Configuring deep links for In-App Events: in the talk, Logan added an event=lobsterbash parameter to the deep link for the Lobster Bash event, so the in-game handler can tell which event the player came from (19:55). A typical In-App Event deep link looks like this:

thecoast://activity/race-at-sea?event=lobsterbash

Key points:

  • thecoast:// is the game’s registered Custom URL Scheme. Declare CFBundleURLTypes in Info.plist, or tapping Play will fail.
  • /activity/race-at-sea is the Activity’s deep link path. Keep it identical to the deep link configured for the Multiplayer Activity in App Store Connect, so Play from a Leaderboard, Challenge, or Event all land on the same destination.
  • event=lobsterbash marks the event source. The game uses this query to switch skins, log retention events, and show event-specific rewards.
  • A single Activity can be reused by many Events. Each Event uses a different query to tell them apart, so you do not have to build a separate entry point for every event.

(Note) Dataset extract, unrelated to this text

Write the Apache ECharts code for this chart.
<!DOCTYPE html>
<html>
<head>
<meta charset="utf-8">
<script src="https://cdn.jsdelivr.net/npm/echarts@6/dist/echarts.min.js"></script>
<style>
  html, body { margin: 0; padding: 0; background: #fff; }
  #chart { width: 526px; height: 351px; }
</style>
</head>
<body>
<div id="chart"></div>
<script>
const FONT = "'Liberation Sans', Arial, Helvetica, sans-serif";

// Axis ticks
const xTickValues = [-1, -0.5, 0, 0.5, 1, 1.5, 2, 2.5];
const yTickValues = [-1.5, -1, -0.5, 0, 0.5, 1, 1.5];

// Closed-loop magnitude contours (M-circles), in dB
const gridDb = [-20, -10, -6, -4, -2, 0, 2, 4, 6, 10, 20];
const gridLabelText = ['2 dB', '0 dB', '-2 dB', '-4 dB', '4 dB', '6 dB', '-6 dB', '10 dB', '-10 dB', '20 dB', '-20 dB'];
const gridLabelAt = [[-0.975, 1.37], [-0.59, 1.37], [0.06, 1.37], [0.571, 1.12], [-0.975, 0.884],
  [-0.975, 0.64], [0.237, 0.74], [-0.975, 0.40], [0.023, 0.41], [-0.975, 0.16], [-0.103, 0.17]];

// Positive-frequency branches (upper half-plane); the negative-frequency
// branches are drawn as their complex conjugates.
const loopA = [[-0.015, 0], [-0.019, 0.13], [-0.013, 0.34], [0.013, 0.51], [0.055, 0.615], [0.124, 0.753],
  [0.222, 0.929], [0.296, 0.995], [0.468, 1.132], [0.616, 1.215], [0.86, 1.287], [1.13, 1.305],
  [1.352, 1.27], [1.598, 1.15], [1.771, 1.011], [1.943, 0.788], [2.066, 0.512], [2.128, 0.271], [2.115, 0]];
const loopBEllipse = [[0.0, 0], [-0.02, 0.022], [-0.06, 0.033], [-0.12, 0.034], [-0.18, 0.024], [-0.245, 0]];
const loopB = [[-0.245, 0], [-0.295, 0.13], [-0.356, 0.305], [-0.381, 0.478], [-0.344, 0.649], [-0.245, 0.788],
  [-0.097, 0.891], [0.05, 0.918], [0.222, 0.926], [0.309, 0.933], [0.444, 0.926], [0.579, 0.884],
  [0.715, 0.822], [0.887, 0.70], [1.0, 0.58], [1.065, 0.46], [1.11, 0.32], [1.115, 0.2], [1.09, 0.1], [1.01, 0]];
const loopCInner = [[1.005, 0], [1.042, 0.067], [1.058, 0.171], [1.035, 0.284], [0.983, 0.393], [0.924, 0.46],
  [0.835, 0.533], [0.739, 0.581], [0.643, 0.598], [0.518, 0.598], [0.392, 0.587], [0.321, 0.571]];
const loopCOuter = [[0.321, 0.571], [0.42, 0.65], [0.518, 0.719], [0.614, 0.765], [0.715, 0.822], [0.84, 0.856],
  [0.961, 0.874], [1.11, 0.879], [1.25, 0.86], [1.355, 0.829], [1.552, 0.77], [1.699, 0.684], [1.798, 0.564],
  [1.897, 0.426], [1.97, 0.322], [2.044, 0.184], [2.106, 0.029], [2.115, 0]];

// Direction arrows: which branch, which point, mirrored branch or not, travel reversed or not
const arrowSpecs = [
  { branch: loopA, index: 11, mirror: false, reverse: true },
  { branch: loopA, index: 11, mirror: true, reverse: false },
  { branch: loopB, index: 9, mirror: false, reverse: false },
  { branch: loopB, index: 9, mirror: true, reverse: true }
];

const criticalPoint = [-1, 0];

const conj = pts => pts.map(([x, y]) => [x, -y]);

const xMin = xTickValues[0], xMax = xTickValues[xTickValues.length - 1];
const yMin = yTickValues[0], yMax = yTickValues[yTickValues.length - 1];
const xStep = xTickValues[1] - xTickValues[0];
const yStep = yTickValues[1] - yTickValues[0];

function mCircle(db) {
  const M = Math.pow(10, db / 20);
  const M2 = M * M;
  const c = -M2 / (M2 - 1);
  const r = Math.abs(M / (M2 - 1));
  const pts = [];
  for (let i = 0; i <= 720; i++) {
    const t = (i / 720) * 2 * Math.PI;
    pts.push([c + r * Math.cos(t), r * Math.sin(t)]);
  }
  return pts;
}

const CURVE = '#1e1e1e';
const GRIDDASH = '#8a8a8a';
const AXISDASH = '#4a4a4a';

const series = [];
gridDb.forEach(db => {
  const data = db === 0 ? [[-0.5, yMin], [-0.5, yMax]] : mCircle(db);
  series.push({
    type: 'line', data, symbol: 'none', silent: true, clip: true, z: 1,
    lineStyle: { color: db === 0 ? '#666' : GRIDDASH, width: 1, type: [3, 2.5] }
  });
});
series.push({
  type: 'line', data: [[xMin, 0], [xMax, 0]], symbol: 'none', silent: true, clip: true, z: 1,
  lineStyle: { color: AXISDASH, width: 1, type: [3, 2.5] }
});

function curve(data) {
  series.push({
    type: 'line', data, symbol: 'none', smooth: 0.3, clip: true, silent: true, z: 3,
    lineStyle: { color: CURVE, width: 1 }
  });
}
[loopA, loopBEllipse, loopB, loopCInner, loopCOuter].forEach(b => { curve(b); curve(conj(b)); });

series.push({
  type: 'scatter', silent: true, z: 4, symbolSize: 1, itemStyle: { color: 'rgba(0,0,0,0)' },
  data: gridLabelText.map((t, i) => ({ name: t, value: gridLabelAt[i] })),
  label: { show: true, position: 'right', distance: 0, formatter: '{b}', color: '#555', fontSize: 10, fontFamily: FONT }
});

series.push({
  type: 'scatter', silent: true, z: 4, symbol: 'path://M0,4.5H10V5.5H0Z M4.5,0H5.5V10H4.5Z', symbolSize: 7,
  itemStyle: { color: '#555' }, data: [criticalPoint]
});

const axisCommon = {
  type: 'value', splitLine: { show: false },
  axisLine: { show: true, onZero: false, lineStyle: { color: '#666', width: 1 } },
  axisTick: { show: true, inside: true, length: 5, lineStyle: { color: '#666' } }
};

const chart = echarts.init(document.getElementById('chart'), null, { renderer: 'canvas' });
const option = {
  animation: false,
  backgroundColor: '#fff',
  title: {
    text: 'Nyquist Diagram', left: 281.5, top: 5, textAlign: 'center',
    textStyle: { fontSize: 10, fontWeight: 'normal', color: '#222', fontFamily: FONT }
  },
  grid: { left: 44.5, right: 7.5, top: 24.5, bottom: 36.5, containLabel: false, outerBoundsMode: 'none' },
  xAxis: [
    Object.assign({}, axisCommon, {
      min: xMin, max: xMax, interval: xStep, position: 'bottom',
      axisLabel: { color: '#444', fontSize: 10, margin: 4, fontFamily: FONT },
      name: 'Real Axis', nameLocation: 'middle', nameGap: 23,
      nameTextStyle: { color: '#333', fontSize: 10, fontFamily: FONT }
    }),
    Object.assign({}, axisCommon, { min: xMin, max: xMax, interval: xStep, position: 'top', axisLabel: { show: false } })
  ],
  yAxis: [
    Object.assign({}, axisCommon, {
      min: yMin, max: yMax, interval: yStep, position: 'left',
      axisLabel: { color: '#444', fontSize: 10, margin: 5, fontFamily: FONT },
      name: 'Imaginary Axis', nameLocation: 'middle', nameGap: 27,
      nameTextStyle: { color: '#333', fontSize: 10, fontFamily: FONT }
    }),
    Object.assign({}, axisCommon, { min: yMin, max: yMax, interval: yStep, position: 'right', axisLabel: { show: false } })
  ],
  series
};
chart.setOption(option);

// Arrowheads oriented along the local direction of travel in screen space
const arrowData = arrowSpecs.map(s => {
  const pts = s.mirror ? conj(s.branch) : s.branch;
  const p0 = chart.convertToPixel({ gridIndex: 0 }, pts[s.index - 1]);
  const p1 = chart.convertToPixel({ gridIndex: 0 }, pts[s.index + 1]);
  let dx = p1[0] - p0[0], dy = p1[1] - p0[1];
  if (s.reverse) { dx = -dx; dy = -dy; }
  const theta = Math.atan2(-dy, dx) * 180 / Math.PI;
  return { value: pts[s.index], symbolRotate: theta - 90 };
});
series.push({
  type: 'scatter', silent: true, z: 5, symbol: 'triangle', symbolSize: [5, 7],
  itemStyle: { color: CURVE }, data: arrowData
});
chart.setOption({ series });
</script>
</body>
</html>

The release rhythm of In-App Events: time-limited activities, seasonal content, and special promotions all flow through this channel. An event needs a badge (the event type), a localized name and short description, artwork or video for the Event card, high-quality assets for the detail page, and a deep link to a destination inside the game (19:01). Set the Publish Start Date two weeks before the actual start, and the event shows up as an “Upcoming Event” so players can subscribe to a notification. Set it to high priority and it shows at the top of the Game Page first.

Configuration entry points: Game Center achievements, leaderboards, challenges, and activities used to live only in App Store Connect. This year, Xcode added the ability to configure them directly (07:14). Together with the App Store Connect API, you now have three paths to choose from.


Core takeaways

1. Get game category and Game Controller Capability right first

Why it pays off: this is the entry ticket to Apple Games. Without the right category, your game does not show up on Apple Games pages. The controller badge directly affects how players filter the Library.

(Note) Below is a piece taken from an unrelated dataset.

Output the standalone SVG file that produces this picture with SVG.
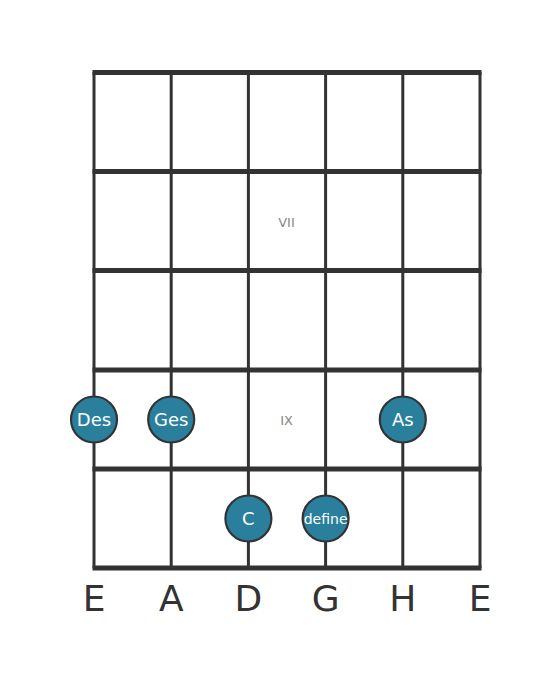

How to start: in App Store Connect’s App Information, set the Primary Category to Games and pick a Subcategory. In your Xcode project, check the Game Controller Capability. A one-time investment that pays off on every release.

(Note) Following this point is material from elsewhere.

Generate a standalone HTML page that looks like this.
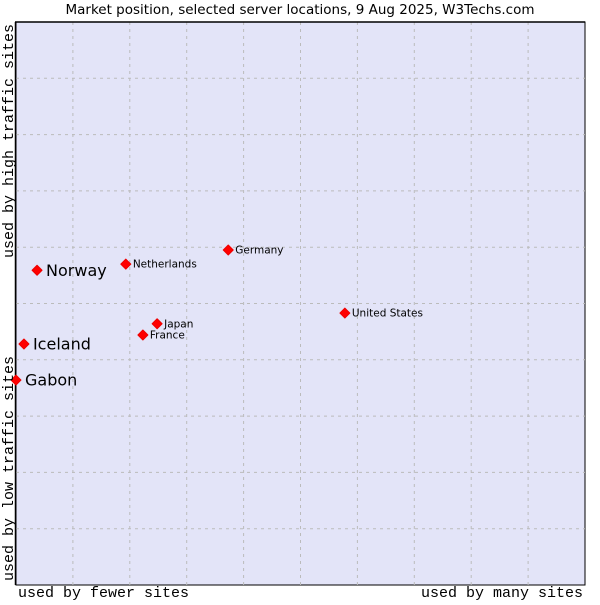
<!DOCTYPE html>
<html><head><meta charset="utf-8"><style>
body{margin:0;background:#fff;width:600px;height:600px;overflow:hidden}
svg text{font-family:"DejaVu Sans","Liberation Sans",sans-serif}
.mono{font-family:"Liberation Mono","DejaVu Sans Mono",monospace}
</style></head><body>
<svg id="chart" width="600" height="600" xmlns="http://www.w3.org/2000/svg">
<text x="300" y="14" text-anchor="middle" font-size="13.5" fill="#000">Market position, selected server locations, 9 Aug 2025, W3Techs.com</text>
<rect x="16" y="22" width="569" height="563" fill="#e3e4f8" stroke="#000" stroke-width="1"/>
<g id="grid"></g>
<line x1="15.5" y1="22" x2="15.5" y2="585" stroke="#000" stroke-width="1.5"/>
<line x1="15" y1="22" x2="585" y2="22" stroke="#000" stroke-width="1.5"/>
<g id="points"></g>
<text class="mono" transform="translate(13,258) rotate(-90)" font-size="15" fill="#000">used by high traffic sites</text>
<text class="mono" transform="translate(13,581) rotate(-90)" font-size="15" fill="#000">used by low traffic sites</text>
<text class="mono" x="18" y="597" font-size="15" fill="#000">used by fewer sites</text>
<text class="mono" x="583" y="597" text-anchor="end" font-size="15" fill="#000">used by many sites</text>
</svg>
<script>
const countries=["Norway","Netherlands","Germany","United States","Japan","France","Iceland","Gabon"];
const siteShare=[3.7,19.3,37.3,57.8,24.8,22.3,1.4,0];
const trafficShare=[55.9,57.0,59.5,48.3,46.4,44.4,42.8,36.4];
const highlighted=[true,false,false,false,false,false,true,true];
const NS="http://www.w3.org/2000/svg";
const X0=16,W=569,Y0=22,H=563;
function xs(v){return X0+v/100*W;}
function ys(v){return Y0+H-v/100*H;}
const grid=document.getElementById('grid');
for(let i=1;i<10;i++){
  const gx=X0+i*W/10, gy=Y0+i*H/10;
  const l1=document.createElementNS(NS,'line');
  
  
  l1.setAttribute('x1',gx);l1.setAttribute('x2',gx);l1.setAttribute('y1',Y0);l1.setAttribute('y2',Y0+H);
  l1.setAttribute('stroke','#bbb');l1.setAttribute('stroke-dasharray','3,4');
  grid.appendChild(l1);
  const l2=document.createElementNS(NS,'line');
  
  
  l2.setAttribute('y1',gy);l2.setAttribute('y2',gy);l2.setAttribute('x1',X0);l2.setAttribute('x2',X0+W);
  l2.setAttribute('stroke','#bbb');l2.setAttribute('stroke-dasharray','3,4');
  grid.appendChild(l2);
}
const pts=document.getElementById('points');
countries.forEach((c,i)=>{
  const x=xs(siteShare[i]), y=ys(trafficShare[i]);
  const d=document.createElementNS(NS,'polygon');
  
  
  d.setAttribute('points',`${x},${y-5} ${x+5},${y} ${x},${y+5} ${x-5},${y}`);
  d.setAttribute('fill','#f00');
  d.setAttribute('stroke','#e00');
  d.setAttribute('stroke-linejoin','round');
  pts.appendChild(d);
  const t=document.createElementNS(NS,'text');
  
  
  const big=highlighted[i];
  t.setAttribute('x',x+(big?9:7));
  t.setAttribute('y',y+(big?5.5:3.5));
  t.setAttribute('font-size',big?'16':'10.5');
  t.setAttribute('fill','#000');
  t.textContent=c;
  pts.appendChild(t);
});
</script>
</body></html>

2. Add a Description to every leaderboard

Why it pays off: Description is a new display field in 2025, and the Apple Games leaderboard page uses it. If old leaderboards do not have one, players see a blank space.

How to start: in App Store Connect’s Game Center tab, open each leaderboard and fill in a Description and a high-quality image. Localize for every supported language. Treat this as a maintenance task and put it on the pre-release checklist.

3. Wire Activity + Leaderboard + Challenge into one social loop

Why it pays off: once these three are tied together, Apple Games will recommend your game in Home, Play Together, and the Game Page. Tapping Play drops players into the matching level, and tapping Challenge starts a match with a friend. One configuration covers three entry points.

How to start: pick a core competitive level (the most popular dungeon, say). Create the matching Leaderboard, then a Challenge tied to that leaderboard, and finally a Multiplayer Activity pointing at the deep link for that level. Acceptance test: from any entry point in Apple Games, you should land in the right level.

4. Use In-App Events to warm up two weeks before launch

Why it pays off: with Publish Start Date set two weeks early, the event shows up as Upcoming, players can subscribe to a notification, and they get pushed back into the game on launch day. This is Apple’s official warm-up and re-engagement channel, and it reaches more players than a self-built push system.

How to start: in the In-App Events tab in App Store Connect, create an event. Prepare a short video plus a high-quality image, localized copy, and the deep link parameters (add event=xxx so the in-game handler knows the source). Set the Publish Start Date to 14 days before the actual start, and Priority to High.